(Aim) Find and copy every line in the records that includes the string "this".

Entries with chart source code:
++++

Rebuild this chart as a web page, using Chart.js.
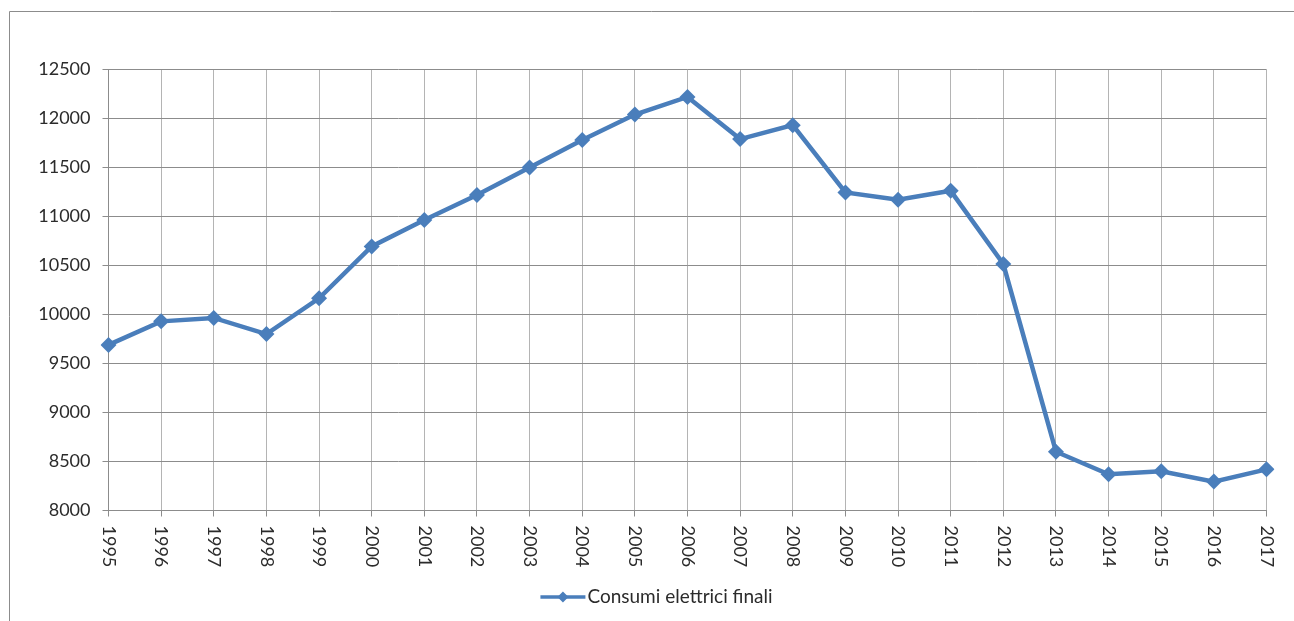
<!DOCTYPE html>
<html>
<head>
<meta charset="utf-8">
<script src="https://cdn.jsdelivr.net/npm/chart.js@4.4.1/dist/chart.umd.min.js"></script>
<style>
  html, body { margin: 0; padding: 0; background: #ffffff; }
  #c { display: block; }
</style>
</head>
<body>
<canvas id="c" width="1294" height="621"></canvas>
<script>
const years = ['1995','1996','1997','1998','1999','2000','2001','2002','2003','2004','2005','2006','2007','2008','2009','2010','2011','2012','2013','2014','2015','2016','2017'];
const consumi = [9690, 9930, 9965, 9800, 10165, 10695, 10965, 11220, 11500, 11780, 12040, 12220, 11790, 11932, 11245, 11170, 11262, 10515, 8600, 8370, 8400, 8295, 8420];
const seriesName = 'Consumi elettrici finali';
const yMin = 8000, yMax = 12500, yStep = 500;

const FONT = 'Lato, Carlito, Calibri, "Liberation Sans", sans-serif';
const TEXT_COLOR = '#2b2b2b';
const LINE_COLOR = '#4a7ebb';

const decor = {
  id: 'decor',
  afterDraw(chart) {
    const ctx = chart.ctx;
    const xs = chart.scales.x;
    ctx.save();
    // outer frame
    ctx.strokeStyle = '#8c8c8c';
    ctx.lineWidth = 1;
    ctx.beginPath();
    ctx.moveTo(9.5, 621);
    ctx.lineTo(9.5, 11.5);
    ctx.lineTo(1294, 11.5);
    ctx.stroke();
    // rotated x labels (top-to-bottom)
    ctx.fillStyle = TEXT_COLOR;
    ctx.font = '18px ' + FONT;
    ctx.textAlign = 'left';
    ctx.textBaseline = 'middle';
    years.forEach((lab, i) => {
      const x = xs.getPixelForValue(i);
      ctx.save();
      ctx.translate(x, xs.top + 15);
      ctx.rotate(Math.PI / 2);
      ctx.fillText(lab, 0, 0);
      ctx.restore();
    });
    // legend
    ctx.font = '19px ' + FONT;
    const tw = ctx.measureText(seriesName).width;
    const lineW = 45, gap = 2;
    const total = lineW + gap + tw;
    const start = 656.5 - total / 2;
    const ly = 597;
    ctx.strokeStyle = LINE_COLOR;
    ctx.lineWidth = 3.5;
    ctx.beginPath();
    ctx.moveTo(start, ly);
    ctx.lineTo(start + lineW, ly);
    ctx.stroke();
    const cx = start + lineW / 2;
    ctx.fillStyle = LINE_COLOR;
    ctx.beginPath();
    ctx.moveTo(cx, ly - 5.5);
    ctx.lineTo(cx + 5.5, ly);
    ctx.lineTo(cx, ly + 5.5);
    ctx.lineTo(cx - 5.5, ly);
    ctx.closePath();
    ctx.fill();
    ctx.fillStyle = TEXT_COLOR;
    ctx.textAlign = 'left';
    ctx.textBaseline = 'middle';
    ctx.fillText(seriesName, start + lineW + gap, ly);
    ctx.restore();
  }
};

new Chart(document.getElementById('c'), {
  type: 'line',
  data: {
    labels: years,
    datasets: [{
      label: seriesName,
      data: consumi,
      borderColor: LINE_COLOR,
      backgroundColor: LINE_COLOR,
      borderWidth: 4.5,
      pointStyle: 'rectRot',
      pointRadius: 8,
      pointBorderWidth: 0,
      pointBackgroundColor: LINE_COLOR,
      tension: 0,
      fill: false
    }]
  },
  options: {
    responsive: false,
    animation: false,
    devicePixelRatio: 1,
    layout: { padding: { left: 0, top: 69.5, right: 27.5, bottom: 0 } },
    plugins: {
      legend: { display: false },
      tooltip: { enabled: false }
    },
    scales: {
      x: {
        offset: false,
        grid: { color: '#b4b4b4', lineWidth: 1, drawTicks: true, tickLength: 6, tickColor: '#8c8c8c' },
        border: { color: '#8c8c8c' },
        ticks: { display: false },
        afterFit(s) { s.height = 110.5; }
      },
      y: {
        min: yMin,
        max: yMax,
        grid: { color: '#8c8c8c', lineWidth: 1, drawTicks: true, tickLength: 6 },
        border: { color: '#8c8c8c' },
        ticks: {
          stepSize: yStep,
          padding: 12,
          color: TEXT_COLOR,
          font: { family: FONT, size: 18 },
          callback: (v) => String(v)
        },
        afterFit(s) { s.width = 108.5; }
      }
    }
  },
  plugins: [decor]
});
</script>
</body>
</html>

++++

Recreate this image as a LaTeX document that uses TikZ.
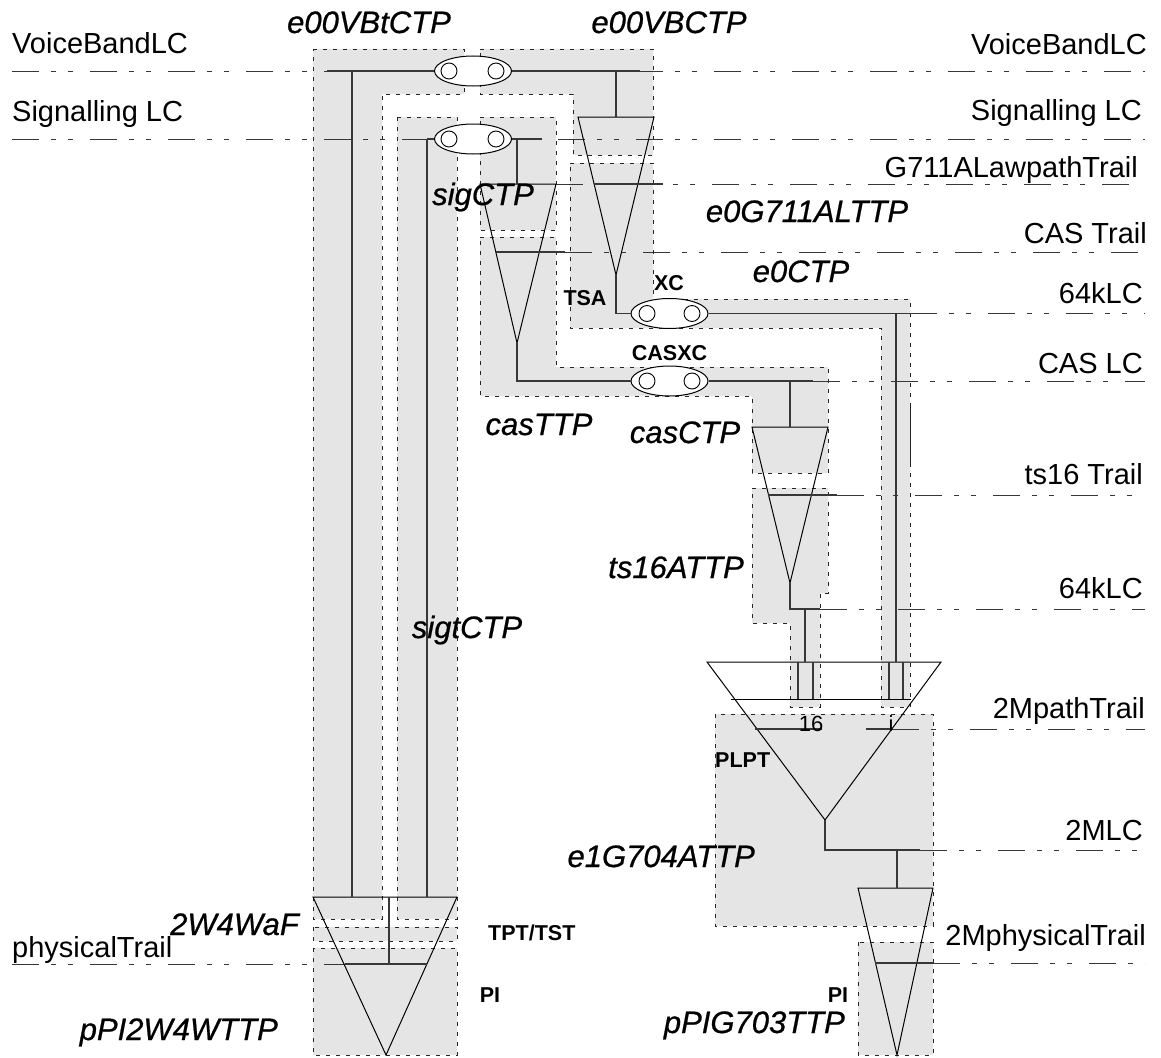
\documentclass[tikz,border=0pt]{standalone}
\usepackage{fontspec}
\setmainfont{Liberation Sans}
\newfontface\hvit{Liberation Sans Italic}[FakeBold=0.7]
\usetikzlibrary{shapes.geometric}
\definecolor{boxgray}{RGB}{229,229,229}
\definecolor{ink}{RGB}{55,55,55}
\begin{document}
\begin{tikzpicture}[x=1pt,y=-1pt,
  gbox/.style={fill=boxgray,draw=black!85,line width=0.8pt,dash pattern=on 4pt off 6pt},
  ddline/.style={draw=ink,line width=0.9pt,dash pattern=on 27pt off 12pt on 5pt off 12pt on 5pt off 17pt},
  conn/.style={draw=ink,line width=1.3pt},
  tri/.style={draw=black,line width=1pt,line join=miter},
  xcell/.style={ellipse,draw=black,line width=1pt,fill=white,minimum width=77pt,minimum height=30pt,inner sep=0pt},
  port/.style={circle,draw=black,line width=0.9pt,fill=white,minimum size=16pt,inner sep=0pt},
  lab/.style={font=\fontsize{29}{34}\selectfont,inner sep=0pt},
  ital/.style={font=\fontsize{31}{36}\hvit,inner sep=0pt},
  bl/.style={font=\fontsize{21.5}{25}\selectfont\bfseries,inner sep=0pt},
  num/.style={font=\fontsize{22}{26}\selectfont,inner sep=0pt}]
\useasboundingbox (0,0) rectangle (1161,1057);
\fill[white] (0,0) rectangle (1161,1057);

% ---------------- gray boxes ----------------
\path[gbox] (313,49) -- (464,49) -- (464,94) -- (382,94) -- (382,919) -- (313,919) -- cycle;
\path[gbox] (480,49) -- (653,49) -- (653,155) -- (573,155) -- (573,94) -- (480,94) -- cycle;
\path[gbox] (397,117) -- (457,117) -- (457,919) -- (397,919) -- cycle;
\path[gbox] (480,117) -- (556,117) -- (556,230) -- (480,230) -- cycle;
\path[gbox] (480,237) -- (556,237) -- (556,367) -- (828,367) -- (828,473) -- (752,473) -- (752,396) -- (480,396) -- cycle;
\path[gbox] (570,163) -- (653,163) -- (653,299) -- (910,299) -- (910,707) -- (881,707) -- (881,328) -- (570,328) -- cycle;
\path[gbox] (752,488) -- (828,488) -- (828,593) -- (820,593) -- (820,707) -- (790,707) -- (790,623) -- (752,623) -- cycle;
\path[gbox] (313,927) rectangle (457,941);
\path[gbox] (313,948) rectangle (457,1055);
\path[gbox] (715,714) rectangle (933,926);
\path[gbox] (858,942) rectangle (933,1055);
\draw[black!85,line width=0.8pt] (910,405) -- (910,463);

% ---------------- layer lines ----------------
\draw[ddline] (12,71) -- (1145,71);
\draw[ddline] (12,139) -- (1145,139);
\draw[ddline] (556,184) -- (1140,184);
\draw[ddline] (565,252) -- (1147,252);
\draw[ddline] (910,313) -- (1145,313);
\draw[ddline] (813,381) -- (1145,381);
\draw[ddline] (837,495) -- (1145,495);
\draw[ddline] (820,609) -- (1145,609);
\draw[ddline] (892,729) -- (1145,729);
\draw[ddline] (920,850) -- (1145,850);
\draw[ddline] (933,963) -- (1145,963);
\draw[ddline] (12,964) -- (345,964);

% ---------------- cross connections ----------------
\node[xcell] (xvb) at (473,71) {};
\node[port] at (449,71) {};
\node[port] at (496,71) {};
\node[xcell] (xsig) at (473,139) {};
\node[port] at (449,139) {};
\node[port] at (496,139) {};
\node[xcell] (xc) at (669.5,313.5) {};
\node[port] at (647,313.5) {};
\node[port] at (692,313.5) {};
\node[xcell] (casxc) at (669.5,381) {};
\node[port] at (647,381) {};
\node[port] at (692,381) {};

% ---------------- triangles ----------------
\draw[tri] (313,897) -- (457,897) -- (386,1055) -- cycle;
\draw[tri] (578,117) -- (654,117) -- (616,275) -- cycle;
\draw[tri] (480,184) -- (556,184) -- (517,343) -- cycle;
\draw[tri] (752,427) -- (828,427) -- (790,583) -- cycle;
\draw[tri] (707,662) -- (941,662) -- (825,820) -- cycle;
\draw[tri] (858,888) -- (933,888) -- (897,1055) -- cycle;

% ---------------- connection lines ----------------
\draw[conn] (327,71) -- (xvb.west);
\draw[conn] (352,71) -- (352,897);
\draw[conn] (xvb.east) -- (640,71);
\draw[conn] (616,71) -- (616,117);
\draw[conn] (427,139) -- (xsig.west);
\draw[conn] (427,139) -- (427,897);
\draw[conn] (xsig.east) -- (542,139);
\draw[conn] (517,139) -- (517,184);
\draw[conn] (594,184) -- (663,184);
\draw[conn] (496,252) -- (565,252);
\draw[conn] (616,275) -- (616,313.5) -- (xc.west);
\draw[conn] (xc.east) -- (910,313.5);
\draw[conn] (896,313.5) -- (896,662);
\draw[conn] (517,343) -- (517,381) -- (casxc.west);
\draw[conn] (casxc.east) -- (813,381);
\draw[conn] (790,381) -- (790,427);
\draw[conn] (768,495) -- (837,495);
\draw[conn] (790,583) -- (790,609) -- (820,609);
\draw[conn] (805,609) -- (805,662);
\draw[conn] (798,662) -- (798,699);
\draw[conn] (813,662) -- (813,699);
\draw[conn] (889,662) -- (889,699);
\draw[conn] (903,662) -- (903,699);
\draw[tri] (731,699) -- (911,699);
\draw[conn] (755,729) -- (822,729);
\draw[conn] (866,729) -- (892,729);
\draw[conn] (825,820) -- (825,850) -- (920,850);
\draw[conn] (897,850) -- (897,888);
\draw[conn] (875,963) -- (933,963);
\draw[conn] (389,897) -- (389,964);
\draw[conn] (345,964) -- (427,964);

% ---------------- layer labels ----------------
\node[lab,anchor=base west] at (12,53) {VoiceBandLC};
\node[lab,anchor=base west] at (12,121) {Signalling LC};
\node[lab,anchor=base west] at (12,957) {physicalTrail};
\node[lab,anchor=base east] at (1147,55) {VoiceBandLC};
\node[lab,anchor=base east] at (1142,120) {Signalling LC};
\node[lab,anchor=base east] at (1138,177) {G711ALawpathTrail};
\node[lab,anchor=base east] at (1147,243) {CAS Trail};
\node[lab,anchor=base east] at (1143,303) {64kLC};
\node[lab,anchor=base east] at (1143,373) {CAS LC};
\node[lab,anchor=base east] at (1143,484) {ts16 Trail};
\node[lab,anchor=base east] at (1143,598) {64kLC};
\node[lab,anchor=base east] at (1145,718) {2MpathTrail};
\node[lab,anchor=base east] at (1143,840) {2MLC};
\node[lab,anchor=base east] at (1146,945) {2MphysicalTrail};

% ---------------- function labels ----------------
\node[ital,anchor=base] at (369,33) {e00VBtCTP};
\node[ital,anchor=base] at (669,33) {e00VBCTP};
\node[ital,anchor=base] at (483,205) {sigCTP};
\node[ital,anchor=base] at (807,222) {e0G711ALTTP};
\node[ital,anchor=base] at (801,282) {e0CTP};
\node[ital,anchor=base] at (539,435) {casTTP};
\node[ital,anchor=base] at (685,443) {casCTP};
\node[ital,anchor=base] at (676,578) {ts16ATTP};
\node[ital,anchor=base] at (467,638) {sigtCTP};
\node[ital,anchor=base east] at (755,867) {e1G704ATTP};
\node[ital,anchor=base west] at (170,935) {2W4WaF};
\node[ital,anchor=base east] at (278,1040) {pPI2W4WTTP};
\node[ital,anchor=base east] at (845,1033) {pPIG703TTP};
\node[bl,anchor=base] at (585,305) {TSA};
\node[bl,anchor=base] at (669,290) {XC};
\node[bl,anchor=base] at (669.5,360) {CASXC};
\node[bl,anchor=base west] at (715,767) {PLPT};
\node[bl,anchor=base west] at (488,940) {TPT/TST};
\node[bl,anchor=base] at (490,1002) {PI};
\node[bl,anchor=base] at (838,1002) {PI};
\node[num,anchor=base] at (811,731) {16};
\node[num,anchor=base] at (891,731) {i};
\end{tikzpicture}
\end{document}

++++

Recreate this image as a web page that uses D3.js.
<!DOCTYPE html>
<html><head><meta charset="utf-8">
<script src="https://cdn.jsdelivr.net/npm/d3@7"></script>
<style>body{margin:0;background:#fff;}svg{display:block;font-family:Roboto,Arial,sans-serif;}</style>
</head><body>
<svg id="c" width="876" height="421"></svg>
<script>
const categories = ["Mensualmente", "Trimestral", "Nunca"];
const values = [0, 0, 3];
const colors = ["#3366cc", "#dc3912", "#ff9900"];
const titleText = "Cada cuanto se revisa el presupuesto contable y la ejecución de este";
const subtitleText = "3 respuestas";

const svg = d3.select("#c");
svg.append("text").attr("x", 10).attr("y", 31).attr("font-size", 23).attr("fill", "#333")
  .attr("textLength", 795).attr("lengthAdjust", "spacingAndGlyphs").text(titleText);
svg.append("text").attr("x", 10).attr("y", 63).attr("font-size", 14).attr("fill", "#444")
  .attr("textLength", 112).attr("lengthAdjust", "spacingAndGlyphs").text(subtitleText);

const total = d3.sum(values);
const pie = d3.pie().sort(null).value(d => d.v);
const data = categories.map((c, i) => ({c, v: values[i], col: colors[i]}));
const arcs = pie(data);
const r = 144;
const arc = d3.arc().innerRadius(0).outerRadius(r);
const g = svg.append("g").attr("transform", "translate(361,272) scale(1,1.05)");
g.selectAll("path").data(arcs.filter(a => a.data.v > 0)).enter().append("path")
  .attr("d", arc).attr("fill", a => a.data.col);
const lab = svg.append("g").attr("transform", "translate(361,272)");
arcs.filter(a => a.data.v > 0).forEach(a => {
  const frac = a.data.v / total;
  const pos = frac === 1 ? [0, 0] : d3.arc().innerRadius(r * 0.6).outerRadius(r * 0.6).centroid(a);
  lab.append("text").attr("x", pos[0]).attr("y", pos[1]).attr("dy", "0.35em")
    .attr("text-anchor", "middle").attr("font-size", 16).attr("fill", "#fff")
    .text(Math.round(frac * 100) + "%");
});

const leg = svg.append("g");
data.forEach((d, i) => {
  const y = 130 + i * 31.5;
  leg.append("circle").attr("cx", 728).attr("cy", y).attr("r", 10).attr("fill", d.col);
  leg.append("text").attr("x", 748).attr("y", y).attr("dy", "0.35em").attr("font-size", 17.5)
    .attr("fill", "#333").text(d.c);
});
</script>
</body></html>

++++

(Solution)
Rebuild this chart as a web page, using Chart.js.
Recreate this image as a LaTeX document that uses TikZ.
Recreate this image as a web page that uses D3.js.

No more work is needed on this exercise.